Раз уж пошла речь о взаимосвязях и приходящих на ум именах, я бы – в отличие от уважаемых авторов преди- и послесловия – вспомнил Аронова и Тимофеевского. Общий тон; отношение к жизни как к завораживающему приключению. Как это ни парадоксально, многие радости рождают многие печали. Чем сильнее и тверже ты полюбил этот мир, тем больнее расставаться с теми или иными его фрагментами. И если даже есть что-то по ту сторону – сможет ли оно заменить это, которое мы так любили? Это скорее нота, чем вопрос.
Что еще? Многие стихотворения Захарова устроены как вход в некоторое пространство. Очень точно и с большим мастерством автор апеллирует к нашей с вами пассивной памяти, поэтому относительно небольшая россыпь слов влечет огромный веер ассоциаций, предметов, (слегка ускользающих) изображений.
Все ли мне понравилось? Ну… скажем так – у меня не вызвали сильного отклика стихотворения на геополитическую тему. Не то чтобы они хуже других; просто здесь мой образ жизни чересчур далек от образа жизни автора.

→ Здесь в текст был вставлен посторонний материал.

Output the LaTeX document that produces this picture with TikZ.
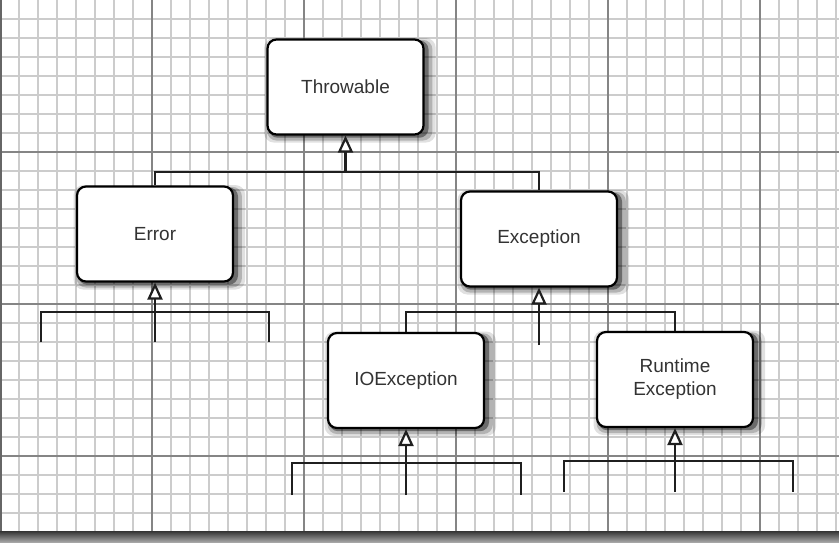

Позволю себе еще одну цитату:
Люди – скрепы времен.
На зеркальной поверхности их
отражаемся мы, как мосты,
выгибаясь дугою.
Если б не было скреп этих
в смерти, в рожденье нагих,
отражало бы зеркало лишь
облака над рекою,
отражался бы в нем только
радуги праздничный взлет.
Время таянья кончилось,
время дождей наступило,
в травах заяц скрывается,
по небу ястреб плывет,
время быстро течет, вот
и озеро ночью застыло,
и морозен рассвет, и лосося
окончился ход,
и гусей перелет, и олени
трубят на полянах.
Разве можно себе представить
тот слабенький лед?
Чуть отвлекся – он
в трещинах, в длинных
зияющих ранах.
«Алле! – справедливо скажет внимательный читатель. – А как это рифма пробралась в книгу верлибров и белых стихов?» А вот так. Если свободный стих действительно свободен, может он – вдруг, спонтанно, свободно – заговорить в рифму? Оказывается, да. Так, например, действительно свободный гражданин, который идет, куда ему вздумается, может забрести в (силлаботоническую) тюрьму и присесть отдохнуть на нары. Это было «объяснение» с долей шутки, а всерьез, по-моему, эти (очень дозированные) рифмованные участки книги – как гвоздь, на котором висит картина из верлибров и белых стихов. Мне бы не хватало гвоздя, хотя, конечно, картина важнее.